Don Dickson received his BA in Communications from the University of Washington in 1965, worked as a reporter/host with TV stations in Seattle and Baltimore, earned his MS in Journalism from Columbia University and MS in History of Ideas from Johns Hopkins then worked abroad with a TV news agency in England, Kenya, Beirut, Istanbul, Jerusalem, and Tokyo. He joined the CBC as a field producer in Ottawa in 1986, came to the CBC in Fredericton two years later where he worked as a producer, reporter and host. He retired from the CBC  in 2006 to do more teaching. He has a wife and daughter, Charlotte and Saraya.

 

 

 

Philip

Philip Lee

  

I was born in Maryland and grew up in Saint John, New Brunswick. I have worked as a journalist with The Sunday Express in St. John’s, Newfoundland, The Telegraph Journal in New Brunswick, the Atlantic Salmon Journal and the Ottawa Citizen. I have been stubbornly refusing to leave the Maritimes all my life. I’ve won some journalism awards and published three books, Home Pool: The Fight to Save the Atlantic Salmon, and the national bestseller Frank: The Life and Politics of Frank McKenna, and Bittersweet: Confessions of a Twice-Married Man. I am an associate professor of journalism at St. Thomas University in Fredericton, New Brunswick. I live in Fredericton with my partner Deb Nobes and my four children (some in the house with us and others nearby).

 

 

 

Christine McLean

Christine McLean

 

Christine McLean is an award-winning journalist who just completed her Masters in Journalism at Columbia University in New York. Born in Nova Scotia, she also holds a degree in English literature from Dalhousie University in Halifax and an honours degree in journalism from Carleton University in Ottawa. Christine has written and directed documentaries for CBC Television and the Discovery Channel. She has also hosted the morning show on CBC Radio in Moncton and been a frequent columnist on the subject of arts and culture. 

 

 

 

 

Julian

Julian Walker

 

Julian Walker is a lecturer in Journalism at St.Thomas where he has taught since 2001. He is a columnist with the Telegraph Journal and was formerly a staffer with the Ottawa Journal, Montreal Star and the Telegraph Journal. Julian was also the editor of the St. Croix Courier and a deputy minister for 10 years in the New Brunswick government. He now operates his own consulting firm, Julian H. Walker & Associates.                        

 

 

 

 

Jacques Poitras

Jacques Poitras

 

Jacques Poitras is the provincial affairs reporter for CBC News in New Brunswick. He co-authors a blog about provincial politics at http://www.cbc.ca/nb/blogs/spinreduxit/  Before joining the CBC, he spent more than six years at the New Brunswick Telegraph-Journal. He is the author of two books, The Right Fight: Bernard Lord and the Conservative Dilemma and Beaverbrook: A Shattered Legacy.

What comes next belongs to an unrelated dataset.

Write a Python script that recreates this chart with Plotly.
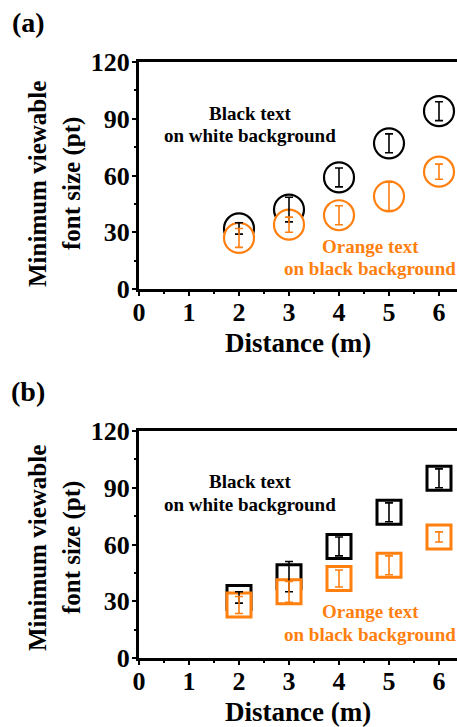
import plotly.graph_objects as go

# ---------------- data ----------------
distance = [2, 3, 4, 5, 6]
x_ticks = [0, 1, 2, 3, 4, 5, 6]
y_ticks = [0, 30, 60, 90, 120]

# panel (a) circles
a_black = [32, 42, 59, 77, 94]
a_black_err = [3, 6.5, 5, 5, 5]
a_orange = [27, 34, 39, 49, 62]
a_orange_err = [5, 4, 5, 7.5, 4]

# panel (b) squares
b_black = [32, 43, 59, 77, 95]
b_black_err = [3, 8, 5, 5, 5]
b_orange = [28, 35, 42, 49, 64]
b_orange_err = [4.5, 5.5, 4.5, 5, 2.7]

BLACK = "#000000"
ORANGE = "#FF7F0F"
FONT = '"Liberation Serif", "Times New Roman", Times, serif'

# ---------------- layout geometry (pixels) ----------------
W, H = 457, 727
L, R = 139, 457
TOP, BOT = 62, 658


def px_x(p):
    return (p - L) / (R - L)


def px_y(p):
    return (BOT - p) / (BOT - TOP)


dom_a = [px_y(289), 1.0]
dom_b = [0.0, px_y(431)]

fig = go.Figure()


def add_panel(xa, ya, yb, yb_err, yo, yo_err, symbol, msize, mlw, ew):
    # markers (white-filled, orange above black)
    fig.add_trace(go.Scatter(x=distance, y=yb, mode="markers", xaxis=xa, yaxis=ya,
                             marker=dict(symbol=symbol, size=msize, color="white",
                                         line=dict(color=BLACK, width=mlw)),
                             showlegend=False, hoverinfo="skip"))
    fig.add_trace(go.Scatter(x=distance, y=yo, mode="markers", xaxis=xa, yaxis=ya,
                             marker=dict(symbol=symbol, size=msize, color="white",
                                         line=dict(color=ORANGE, width=mlw)),
                             showlegend=False, hoverinfo="skip"))
    # error bars on top
    fig.add_trace(go.Scatter(x=distance, y=yb, mode="markers", xaxis=xa, yaxis=ya,
                             marker=dict(size=1, color="rgba(0,0,0,0)"),
                             error_y=dict(type="data", array=yb_err, visible=True,
                                          color=BLACK, thickness=1.6, width=ew),
                             showlegend=False, hoverinfo="skip"))
    fig.add_trace(go.Scatter(x=distance, y=yo, mode="markers", xaxis=xa, yaxis=ya,
                             marker=dict(size=1, color="rgba(0,0,0,0)"),
                             error_y=dict(type="data", array=yo_err, visible=True,
                                          color=ORANGE, thickness=1.6, width=ew),
                             showlegend=False, hoverinfo="skip"))


add_panel("x", "y", a_black, a_black_err, a_orange, a_orange_err, "circle", 30, 2.2, 4)
add_panel("x2", "y2", b_black, b_black_err, b_orange, b_orange_err, "square", 24, 3, 4)

tickfont = dict(family=FONT, size=26, color="black", weight="bold")

xax = dict(range=[0, (R - L) / 50.0], tickvals=x_ticks, ticktext=[str(v) for v in x_ticks],
           showline=True, linewidth=3, linecolor="black", mirror=True,
           ticks="outside", ticklen=4, tickwidth=2, tickcolor="black",
           ticklabelstandoff=-6,
           minor=dict(dtick=0.5, ticks="outside", ticklen=2, tickwidth=1.5, tickcolor="black"),
           showgrid=False, zeroline=False, tickfont=tickfont, domain=[0, 1], fixedrange=True)
yax = dict(range=[0, 120], tickvals=y_ticks, ticktext=[str(v) for v in y_ticks],
           showline=True, linewidth=3, linecolor="black", mirror=False,
           ticks="outside", ticklen=4, tickwidth=2, tickcolor="black",
           ticklabelstandoff=-3,
           minor=dict(dtick=15, ticks="outside", ticklen=2, tickwidth=1.5, tickcolor="black"),
           showgrid=False, zeroline=False, tickfont=tickfont, fixedrange=True)

fig.update_layout(
    width=W, height=H,
    margin=dict(l=L, r=W - R, t=TOP, b=H - BOT, pad=0),
    paper_bgcolor="white", plot_bgcolor="white",
    font=dict(family=FONT),
    xaxis=dict(xax, anchor="y"),
    yaxis=dict(yax, domain=dom_a, anchor="x"),
    xaxis2=dict(xax, anchor="y2"),
    yaxis2=dict(yax, domain=dom_b, anchor="x2"),
    showlegend=False,
)

annotations = []


def ann(text, x, y, size, color="black", angle=0, xref="paper", yref="paper"):
    annotations.append(dict(text="<b>" + text + "</b>", x=x, y=y, xref=xref, yref=yref,
                            showarrow=False, xanchor="center", yanchor="middle",
                            textangle=angle,
                            font=dict(family=FONT, size=size, color=color)))


# panel labels
ann("(a)", px_x(28), px_y(23), 28)
ann("(b)", px_x(28), px_y(392), 28)

# axis titles
for ycen, xt in [(184, 343), (360 + 188, 712)]:
    ann("Minimum viewable", px_x(37), px_y(ycen), 25, angle=-90)
    ann("font size (pt)", px_x(72), px_y(ycen), 25, angle=-90)
    ann("Distance (m)", px_x(298), px_y(xt), 27)

# in-plot labels
for xr, yr, ys in [("x", "y", (93, 81, 22.3, 11)), ("x2", "y2", (93.5, 81.3, 24.4, 12.5))]:
    ann("Black text", 2.22, ys[0], 19, xref=xr, yref=yr)
    ann("on white background", 2.22, ys[1], 19, xref=xr, yref=yr)
    ann("Orange text", 4.62, ys[2], 19, color=ORANGE, xref=xr, yref=yr)
    ann("on black background", 4.62, ys[3], 19, color=ORANGE, xref=xr, yref=yr)

fig.update_layout(annotations=annotations)

fig.write_html("out.html", config=dict(displayModeBar=False),
               post_script="document.body.style.margin='0';document.body.style.overflow='hidden';")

He has taught part-time at STU since 2007.

 

 

 

 

Mark Tunney

Mark Tunney

Mark Tunney has been a creative force in the New Brunswick media for 25 years, with stints as a columnist, reporter and editor at the Telegraph-Journal and as a producer, reporter and documentary maker at CBC-Radio. In the summer of 2008, he helped produce the CBC-Radio national summer show “Alien Nation.”

“I’m a product guy. I never assume anyone is compelled to read or listen to what I have to say; from its opening lines, the product has to be compelling. If I can make people laugh, cry, maybe think a little, I feel I’ve done my job.”

He now teaches radio and print journalism at St. Thomas University and works as a freelance journalist. He lives in Saint John with his wife and three teenaged children.

 

 

Pat Richard
Pat Richard

 

Pat has 30 years experience working as News Cameraperson/Editor  throughout Atlantic Canada, Quebec, and the eastern United States for ATV(CTV)News(1979-1999) &  CBC(1999-present).  He’s been the Technical Advisor to the Journalism Programme since 2006 and is married to Hélène Côté.  Pat still dabbles in still photography and putters around in his 1967 VW Beetle.